The Iraqi army said Sunday it had secured the first safe exit route for civilians to leave the Islamic State's besieged stronghold Fallujah, and a Norwegian aid group said thousands of people had already used it to flee in the first day it was open.

Iraq has launched a major operation to recapture Fallujah — an Islamic State in Iraq and Syria (ISIS) bastion just an hour's drive from Baghdad. But the United Nations fears for the fate of up to 90,000 civilians believed trapped inside with little food or water.

The new exit route, known as al-Salam (Peace) Junction, was secured on Saturday, southwest of Fallujah, Joint Operation Command spokesman Brigadier Gen. Yahya Rasool told Reuters.

"There were exit routes previously, but this is the first to be completely secured and it's relatively safe," said Rasool.

About 4,000 people had fled the city over the past 24 hours through the al-Salam Junction, said Karl Schembri, a spokesman in Iraq for the Norwegian Refugee Council, which has been assisting people who escape the city.

"We expect thousands more to be able to leave in the coming days," he said.

The al-Salam Junction route was secured after troops dislodged insurgents from districts located on the western bank of the Euphrates river, opposite Fallujah's city centre on the east bank, said Rasool. He did not give a number for the civilians who were able to flee so far using it.

Army offensive began last month

More than 20,000 people have managed to flee the city and its surrounding area since the Iraqi army began the offensive on May 23, the United Nations said on June 8.

But the lack of secure routes made their escape extremely difficult and dangerous.

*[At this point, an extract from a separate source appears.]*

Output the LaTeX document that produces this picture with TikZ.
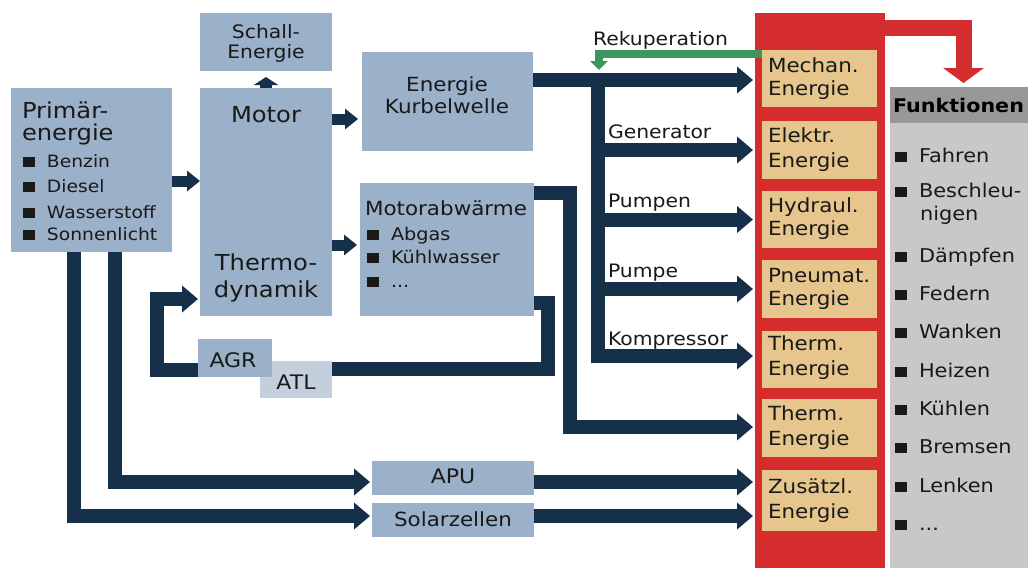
\documentclass[tikz,border=0pt]{standalone}
\usepackage{fontspec}
\setmainfont[FakeStretch=1.1]{DejaVu Sans}
\usetikzlibrary{arrows.meta,calc}
\definecolor{boxblue}{RGB}{155,176,201}
\definecolor{lightblue}{RGB}{196,207,222}
\definecolor{navy}{RGB}{21,48,72}
\definecolor{redcol}{RGB}{213,45,45}
\definecolor{tanbox}{RGB}{230,198,140}
\definecolor{hdrgray}{RGB}{152,152,152}
\definecolor{bodygray}{RGB}{200,200,200}
\definecolor{recgreen}{RGB}{62,150,95}
\definecolor{txtcol}{RGB}{25,25,25}
\newcommand\fsz[1]{\fontsize{#1}{#1}\selectfont}
\newcommand\bsq{\raisebox{0.5pt}{\rule{12pt}{10pt}}\hspace{12pt}}
\begin{document}
\begin{tikzpicture}[x=1pt,y=-1pt,
  box/.style={fill=boxblue, draw=none, anchor=north west, inner sep=0pt, outer sep=0pt},
  lbox/.style={box, fill=lightblue},
  tbox/.style={box, fill=tanbox},
  txt/.style={inner sep=0pt, outer sep=0pt, text=txtcol},
  tl/.style={txt, anchor=base west},
  tc/.style={txt, anchor=base},
  flow/.style={draw=navy, line width=14pt, line join=miter, -{Triangle[width=26pt,length=16pt]}},
  smallflow/.style={draw=navy, line width=11pt, -{Triangle[width=20pt,length=13pt]}},
  feed/.style={draw=navy, line width=14pt, line join=miter},
  rec/.style={draw=recgreen, line width=8pt, line join=miter, -{Triangle[width=17pt,length=9pt]}},
  redarrow/.style={draw=redcol, line width=16pt, line join=miter, -{Triangle[width=40pt,length=15pt]}}
]
\fill[white] (0,0) rectangle (1028,568);
\useasboundingbox (0,0) rectangle (1028,568);

% boxes
\node[box, minimum width=132pt, minimum height=58pt] (schall) at (200,13) {};
\node[box, minimum width=161pt, minimum height=164pt] (prim) at (11,88) {};
\node[box, minimum width=132pt, minimum height=228pt] (motor) at (200,88) {};
\node[box, minimum width=171pt, minimum height=99pt] (kurb) at (362,52) {};
\node[box, minimum width=174pt, minimum height=133pt] (mab) at (360,183) {};
\node[lbox, minimum width=72pt, minimum height=37pt] (atl) at (260,361) {};
\node[box, minimum width=74pt, minimum height=38pt] (agr) at (198,339) {};
\node[box, minimum width=162pt, minimum height=34pt] (apu) at (372,461) {};
\node[box, minimum width=162pt, minimum height=34pt] (solar) at (372,503) {};

\node[box, fill=redcol, minimum width=130pt, minimum height=555pt] (redc) at (755,13) {};
\node[tbox, minimum width=115pt, minimum height=57pt] (mech) at (762,50) {};
\node[tbox, minimum width=115pt, minimum height=58pt] (elek) at (762,121) {};
\node[tbox, minimum width=115pt, minimum height=57pt] (hyd) at (762,191) {};
\node[tbox, minimum width=115pt, minimum height=58pt] (pneu) at (762,260) {};
\node[tbox, minimum width=115pt, minimum height=57pt] (thA) at (762,331) {};
\node[tbox, minimum width=115pt, minimum height=58pt] (thB) at (762,399) {};
\node[tbox, minimum width=115pt, minimum height=61pt] (zus) at (762,470) {};

\node[box, fill=bodygray, minimum width=138pt, minimum height=445pt] (fbody) at (890,123) {};
\node[box, fill=hdrgray, minimum width=138pt, minimum height=36pt] (fhdr) at (890,87) {};

% texts
\node[tc, font=\fsz{18.5}] (t1) at (266,38) {Schall-};
\node[tc, font=\fsz{18.5}] (t2) at (266,58) {Energie};
\node[tl, font=\fsz{22}] (t3) at (22,118) {Primär-};
\node[tl, font=\fsz{22}] (t4) at (22,140) {energie};
\node[tl, font=\fsz{17}] (t5) at (23,167) {\bsq Benzin};
\node[tl, font=\fsz{17}] (t6) at (23,192) {\bsq Diesel};
\node[tl, font=\fsz{17}] (t7) at (23,218) {\bsq Wasserstoff};
\node[tl, font=\fsz{17}] (t8) at (23,240) {\bsq Sonnenlicht};
\node[tc, font=\fsz{22}] (t9) at (266,122) {Motor};
\node[tc, font=\fsz{22}] (t10) at (266,270) {Thermo-};
\node[tc, font=\fsz{22}] (t11) at (266,297) {dynamik};
\node[tc, font=\fsz{19.5}] (t12) at (447,91) {Energie};
\node[tc, font=\fsz{19.5}] (t13) at (447,113) {Kurbelwelle};
\node[tl, font=\fsz{19.5}] (t14) at (365,215) {Motorabwärme};
\node[tl, font=\fsz{17.5}] (t15) at (367,240) {\bsq Abgas};
\node[tl, font=\fsz{17.5}] (t16) at (367,263) {\bsq Kühlwasser};
\node[tl, font=\fsz{17.5}] (t17) at (367,287) {\bsq ...};
\node[tc, font=\fsz{20}] (t18) at (233,367) {AGR};
\node[tc, font=\fsz{20}] (t19) at (296,389) {ATL};
\node[tc, font=\fsz{20}] (t20) at (453,483) {APU};
\node[tc, font=\fsz{19.5}] (t21) at (453,526) {Solarzellen};
\node[tl, font=\fsz{18.5}] (t22) at (593,45) {Rekuperation};
\node[tl, font=\fsz{18.5}] (t23) at (608,138) {Generator};
\node[tl, font=\fsz{18.5}] (t24) at (608,207) {Pumpen};
\node[tl, font=\fsz{18.5}] (t25) at (608,277) {Pumpe};
\node[tl, font=\fsz{18.5}] (t26) at (608,345) {Kompressor};

\node[tl, font=\fsz{19.5}] (e1a) at (768,72) {Mechan.};
\node[tl, font=\fsz{19.5}] (e1b) at (768,95) {Energie};
\node[tl, font=\fsz{19.5}] (e2a) at (768,142) {Elektr.};
\node[tl, font=\fsz{19.5}] (e2b) at (768,167) {Energie};
\node[tl, font=\fsz{19.5}] (e3a) at (768,212) {Hydraul.};
\node[tl, font=\fsz{19.5}] (e3b) at (768,235) {Energie};
\node[tl, font=\fsz{19.5}] (e4a) at (768,282) {Pneumat.};
\node[tl, font=\fsz{19.5}] (e4b) at (768,305) {Energie};
\node[tl, font=\fsz{19.5}] (e5a) at (768,350) {Therm.};
\node[tl, font=\fsz{19.5}] (e5b) at (768,375) {Energie};
\node[tl, font=\fsz{19.5}] (e6a) at (768,420) {Therm.};
\node[tl, font=\fsz{19.5}] (e6b) at (768,445) {Energie};
\node[tl, font=\fsz{19.5}] (e7a) at (768,493) {Zusätzl.};
\node[tl, font=\fsz{19.5}] (e7b) at (768,518) {Energie};

\node[tl, font=\fsz{18.8}\bfseries, text=black] (fh) at (893,112) {Funktionen};
\node[tl, font=\fsz{19}] (f1) at (895,162) {\bsq Fahren};
\node[tl, font=\fsz{19}] (f2) at (895,197) {\bsq Beschleu-};
\node[tl, font=\fsz{19}] (f2b) at (920,220) {nigen};
\node[tl, font=\fsz{19}] (f3) at (895,262) {\bsq Dämpfen};
\node[tl, font=\fsz{19}] (f4) at (895,300) {\bsq Federn};
\node[tl, font=\fsz{19}] (f5) at (895,338) {\bsq Wanken};
\node[tl, font=\fsz{19}] (f6) at (895,377) {\bsq Heizen};
\node[tl, font=\fsz{19}] (f7) at (895,415) {\bsq Kühlen};
\node[tl, font=\fsz{19}] (f8) at (895,453) {\bsq Bremsen};
\node[tl, font=\fsz{19}] (f9) at (895,492) {\bsq Lenken};
\node[tl, font=\fsz{19}] (f10) at (895,530) {\bsq ...};

% connector anchor points
\coordinate (pm) at ([yshift=-11pt]prim.east);
\coordinate (mk) at ($(motor.north east)+(0,31)$);
\coordinate (mm) at ($(motor.north east)+(0,157)$);
\coordinate (kx) at ($(kurb.north east)+(0,28)$);
\coordinate (b0) at (598,73);
\coordinate (kp) at (598,356);
\coordinate (mab1) at ($(mab.north east)+(0,10)$);
\coordinate (thBin) at ($(redc.west |- thB.west)+(0,-1)$);
\coordinate (mab2) at ($(mab.south east)+(0,-13)$);
\coordinate (atlin) at ($(atl.north east)+(0,8)$);
\coordinate (agrout) at ($(agr.north west)+(0,30.5)$);
\coordinate (motin) at ($(motor.south west)+(0,-17)$);
\coordinate (pA) at ([xshift=-17.5pt]prim.south);
\coordinate (pB) at ([xshift=23pt]prim.south);
\coordinate (solin) at ($(solar.west)+(0,-4)$);
\coordinate (apuin) at ($(apu.west)+(0,4)$);
\coordinate (apuout) at ($(apu.east)+(0,4)$);
\coordinate (solout) at ($(solar.east)+(0,-4)$);
\coordinate (gstart) at ($(mech.north west)+(0,4)$);
\coordinate (gend) at ($(b0)+(1,-3)$);
\coordinate (rstart) at ($(redc.north east)+(0,14.5)$);
\coordinate (rend) at ($(fhdr.north west)+(73.5,-4)$);

% connectors
\draw[smallflow] (pm) -- (pm -| motor.west);
\draw[draw=navy, line width=12pt, -{Triangle[width=24pt,length=8pt]}, shorten >=6pt] (motor.north) -- (schall.south);
\draw[smallflow, shorten >=4pt] (mk) -- (mk -| kurb.west);
\draw[smallflow, shorten >=3pt] (mm) -- (mm -| mab.west);

\draw[flow, shorten >=2pt] (kx) -- (kx -| redc.west);
\draw[flow, shorten >=2pt] (b0) -- (kp) -- (kp -| redc.west);
\draw[flow, shorten >=2pt] (b0 |- elek.west) -- (redc.west |- elek.west);
\draw[flow, shorten >=2pt] (b0 |- hyd.west) -- (redc.west |- hyd.west);
\draw[flow, shorten >=2pt] (b0 |- pneu.west) -- (redc.west |- pneu.west);

\draw[flow, shorten >=2pt] (mab1) -- ++(36,0) |- (thBin);
\draw[feed] (mab2) -- ++(14,0) |- (atlin);
\draw[flow, shorten >=2pt] (agrout) -- ++(-41,0) |- (motin);

\draw[flow, shorten >=2pt] (pA) |- (solin);
\draw[flow, shorten >=2pt] (pB) |- (apuin);
\draw[flow, shorten >=2pt] (apuout) -- (apuout -| redc.west);
\draw[flow, shorten >=2pt] (solout) -- (solout -| redc.west);

\draw[rec] (gstart) -| (gend);
\draw[redarrow] (rstart) -| (rend);
\end{tikzpicture}
\end{document}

At least a dozen people were reported to have drowned while crossing the Euphrates.

Those who managed to reach government-held lines said they walked for days to avoid sniper fire and explosive devices planted by ISIS insurgents along roads to delay the army's advance.

A government official said the militants were putting up a tough fight defending the city, long an insurgent bastion where U.S. forces fought the heaviest battles of their own 2003-2011 occupation.

Destroyed buildings from clashes are seen on the outskirts of Fallujah, an ISIS stronghold that the Iraq army has been fighting to secure. (Alaa Al-Marjani/Reuters)

Prime Minister Haider al-Abadi says the troops are progressing cautiously in order to protect the civilians.

The army is receiving air support from the U.S.-led coalition and ground support from Iranian-backed Shia militias and Sunni tribal fighters.

The Shia militias have deployed behind the army's lines and did not take part directly in the assault on the city to avoid inflaming sectarian feelings.

The assault on Fallujah is taking place at the same time as advances by U.S.-backed fighters and Russian-backed Syrian government forces in Syria, at the opposite end of Islamic State's self-declared caliphate.